To choose one example, the (few) onshore wind farms that won CfD contracts in the first allocation round will be paid £82.50 for each megawatt hour (MWh) of electricity generated, for the first 15 years of their lives. This has upsides for the owners, having de-risked their revenue stream and therefore reduced debt and finance costs; and it has downsides, as they won’t receive more than this should power prices surge.
Bullish
And surge is what power prices have done. Not to the level that would see wind farm owners returning a steady stream of cash to the Treasury, but to the extent where the pot of money needed to top revenue up to the pre-agreed strike prices is significantly lower than forecast.
Last November, when the 2017 Budget was delivered, Treasury forecast that the wholesale electricity price for this financial year (2018/19) would be around £41/MWh – necessitating an average top-up of just over £40/MWh for CfD-accredited onshore wind farms. However, energy commodities have been on a bull run this year, with the cost of coal, gas and carbon emissions all driving UK power prices higher.
So far this financial year, the average UK wholesale power price has been £57/MWh.[1] Include the current cost of power for the next six months on the futures markets and this brings the average for the financial year up to £65/MWh,[2] around 60% more than Treasury forecast.
During FY18/19, Treasury was expecting to oversee 'top up' costs of £1.1 billion to make good on CfD contracts, which currently represent more than 15% of total annual low carbon levies and will pump more than 12 TWh of carbon-free power into the grid. The table below shows the effect of the increase in wholesale price on currently-running CfD-backed projects:
Project | Type | Expected CfD funding (Treasury, £m) | Expected CfD funding (higher wholesale, £m) |
Moor House wind farm | Onshore wind | 2.20 | 1.15 |
Dudgeon Phase 1 | Offshore wind | 46.71 | 37.88 |
Dudgeon Phase 2 | Offshore wind | 108.98 | 88.40 |
Dudgeon Phase 3 | Offshore wind | 52.94 | 42.94 |
Burbo | Offshore wind | 133.89 | 108.60 |
Walney Phase 1 | Offshore wind | 171.26 | 138.91 |
Walney Phase 2 | Offshore wind | 165.10 | 133.91 |
Charity Farm | Solar PV | 0.61 | 0.30 |
Triangle Farm | Solar PV | 0.50 | 0.24 |
Lynemouth | Biomass | 133.33 | 91.54 |
Drax (Unit 1) | Biomass | 362.82 | 240.10 |
TOTAL | £1.18 billion | £884 million |
Table 1: Expected cost of meeting CfD strike prices for projects currently online – Treasury forecasts and expected costs when higher wholesale costs taken into account.[3]
The boost in wholesale revenues means that the cost of bringing wholesale revenue up to the strike price is less than the Treasury expected - 25%, or nearly £300 million less - during the current financial year.

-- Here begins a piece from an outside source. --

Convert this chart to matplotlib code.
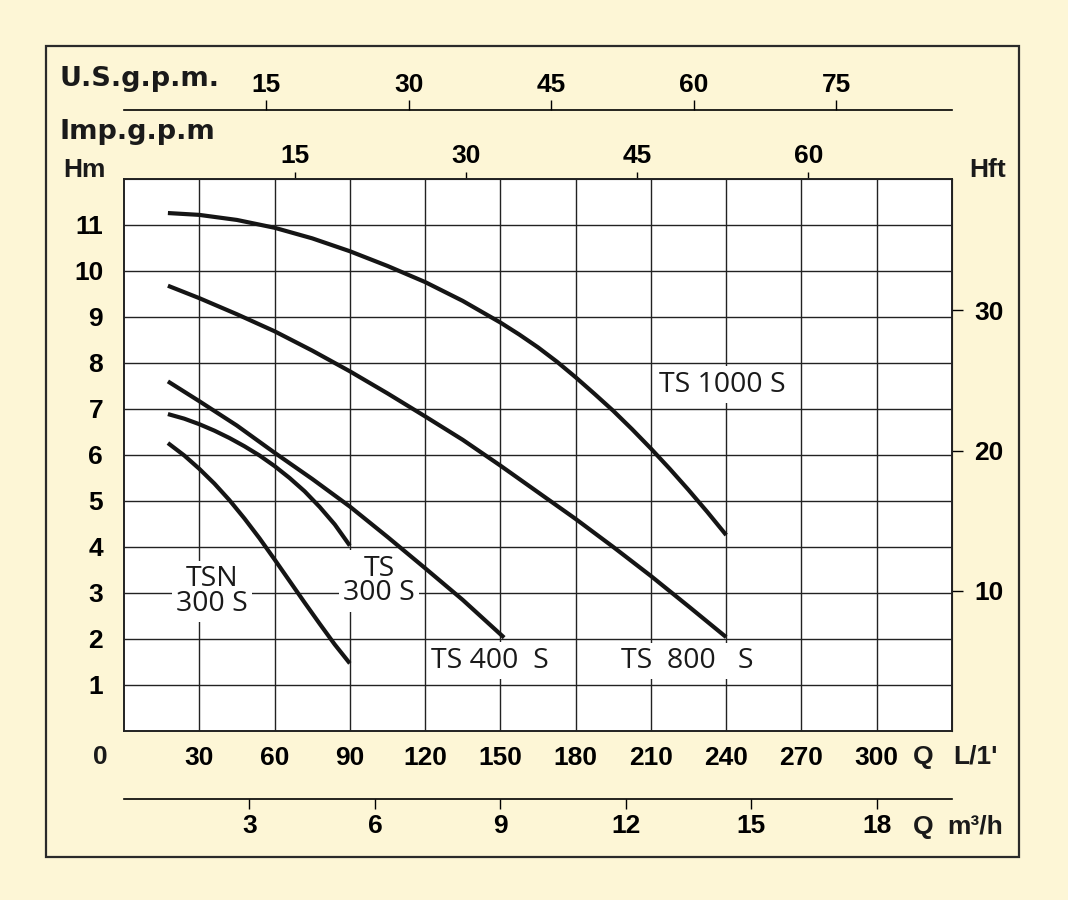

If (and this is a big if, granted) wholesale prices remain strong into the next decade, this annual ‘saving’ against forecasts will increase as more and more CfD-backed projects come online. By 2025, Treasury is expecting the cost of backing CfD projects to reach £2.5 billion per year, a figure that will soar towards the end of the next decade as Hinkley Point and maybe one or two other nuclear projects begin generating.
Decisions ahead
The CfD has been lauded along Whitehall to the extent that it is now the only way of supporting new renewables and nuclear. Competition in auctions for renewables CfDs (though not, yet, for nuclear) has already vindicated the decision to move away from feed-in-tariffs and renewables obligation certificates, and rising wholesale prices could provide further justification.
It's worth recalling that fluctuating wholesale prices have very little effect on the overall price we pay for low-carbon generation. If the wholesale price is low, we pay a smaller amount directly for our electricity and more through the CfD; if it is high, we pay more directly, and less through the CfD.
The real point lies in the fact that having used forecasts of escalating renewables' support to lobby for funding cuts, Treasury now finds itself overseeing less spending than thought. There's money left over - so how is it to be spent?
With Government acknowledging the need to speed decarbonisation to meet carbon budgets, there is obviously a case for Treasury using the windfall in October’s financial Budget to support more low-carbon contracts (if they still need supporting at all). The alternative of simply pocketing it will of course also appeal.
But with ministers including Michael Gove supporting a trajectory to net zero emissions by mid-century, we are clearly in a very different political world than when George 'thus-fast-and-no-faster' Osborne tightened the purse-strings as the cost of renewables proved more than forecast.
And with onshore wind now cheap enough that it will reduce energy bills rather than adding to them were Government to give it a route to market, the case for Philip Hammond relaxing the reins and letting renewables investment loose could prove unanswerable.
[1] Based on historical day-ahead power contracts from the N2EX exchange.
[2] Based on ICE baseload power futures contracts. Prices correct as of 27/9/18.
[3] Project data downloaded from the Low Carbon Contracts Company. Figures reported in the table are at current prices, while those in Treasury documents are at 2011/12 prices.